A deputada estadual Isa Penna (PSOL) no plenário da Assembleia Legislativa de São Paulo
A deputada estadual Isa Penna (PSOL) no plenário da Assembleia Legislativa de São Paulo - Carol Jacob/Alesp

Enquanto as mulheres, que são 52,5% da população, forem minoria esmagadora nos legislativos, dificilmente essa cultura machista e de impunidade poderá ser enfrentada. As leis com ações afirmativas para ampliar a presença das mulheres nos legislativos tiveram baixa efetividade.

Em 1997, se reservou uma cota de 30% das candidaturas de cada partido para as mulheres. Em 2009, determinou-se que as mulheres deveriam ocupar 30% das vagas preenchidas pelos partidos. Em 2017, decidiu-se que 30% do fundo eleitoral deveria ser destinado às mulheres. Em 2018 e 2020, foram promovidas inúmeras campanhas na mídia para estimular a participação e o voto em candidatas mulheres.

Apesar de um pequeno acréscimo, não ocorreu uma mudança estrutural e os homens continuam predominando largamente. No Congresso Nacional, as mulheres ocupam apenas 15% das cadeiras na Câmara Federal e no Senado.

Nas eleições municipais desse ano, as mudanças foram tímidas. As vereadoras eleitas são apenas 16% do total, com um pequeno crescimento em relação a 2012 e 2016, quando alcançaram 13,5% dos eleitos. Apenas 12% dos prefeitos eleitos são mulheres. Mesmo em São Paulo, onde várias mulheres se elegeram, o aumento foi pequeno: de 11 para 13 representantes entre 55 vereadores.

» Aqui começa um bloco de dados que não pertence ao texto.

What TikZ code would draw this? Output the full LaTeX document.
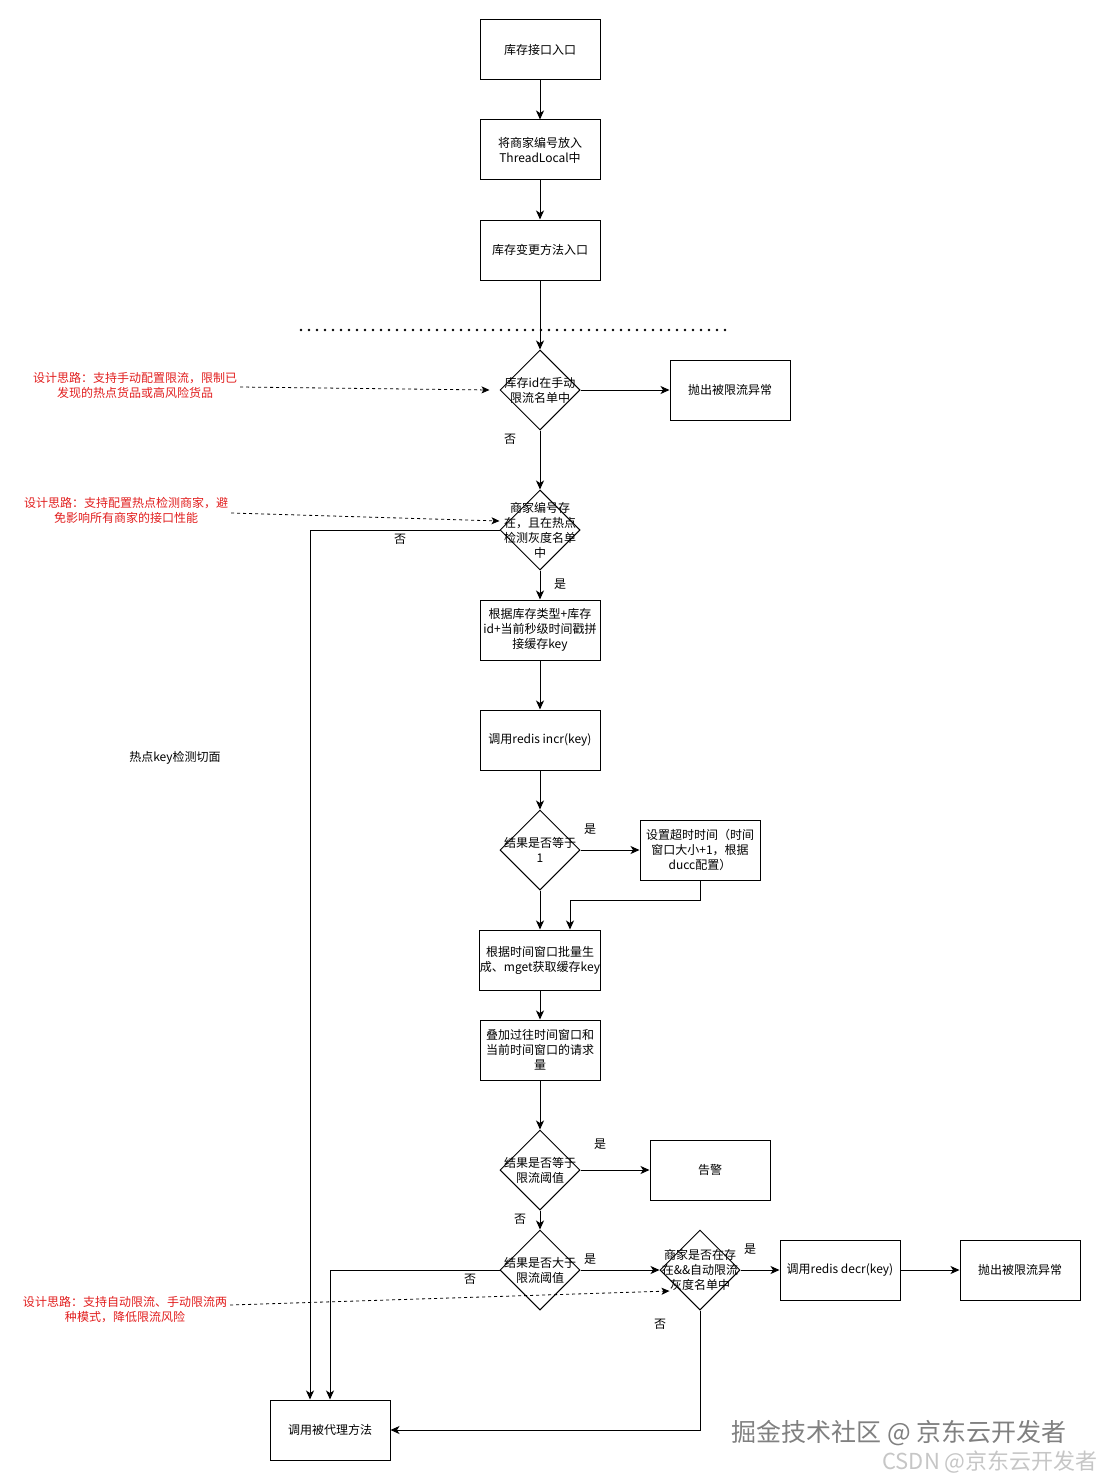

Em termos de participação das mulheres no legislativo, a posição do Brasil é vergonhosa. No mundo, o país ocupa a 154º posição entre os 174 países avaliados. Na América Latina e Caribe, entre 33 países, o Brasil ocupa a 32º posição. Pelo caminho que tem sido trilhado, levaremos décadas para mudar esse quadro.

Por isso, é necessário mudar estruturalmente o sistema eleitoral, adotando-se a paridade de gênero em todos os legislativos. Isso significa destinar às mulheres metade da vagas do Câmara Federal, das assembleias legislativas e câmaras municipais. Todos os eleitores, independentemente do gênero, teria direito a dois votos, um para escolher as representantes mulheres e outro para escolher os homens.

Para que essa alteração não seja desvirtuada, deve-se promover outra mudança: a proibição de parentes de 1º grau de um parlamentar ou de um candidato possam se candidatar a um cargo legislativo na mesma ou em outra casa legislativa, evitando-se que tenha continuidade a formação de “famílias” políticas, que estão dominado o parlamento.

A paridade de gênero, garantida automaticamente pelo sistema eleitoral, mudaria por completo o ambiente machista e sexista que domina os legislativos, inclusive a composição da Comissão de Ética, a quem cabe avaliar comportamentos como o do Deputado Fernando Cury e eventualmente cassá-lo, o que desestimularia atitudes semelhantes.

Embora seja muito improvável o Congresso, eleito pelas regras atuais, cortar na própria carne e aprovar a paridade de gênero, é essencial colocar essa pauta na agenda da luta pelos direitos das mulheres.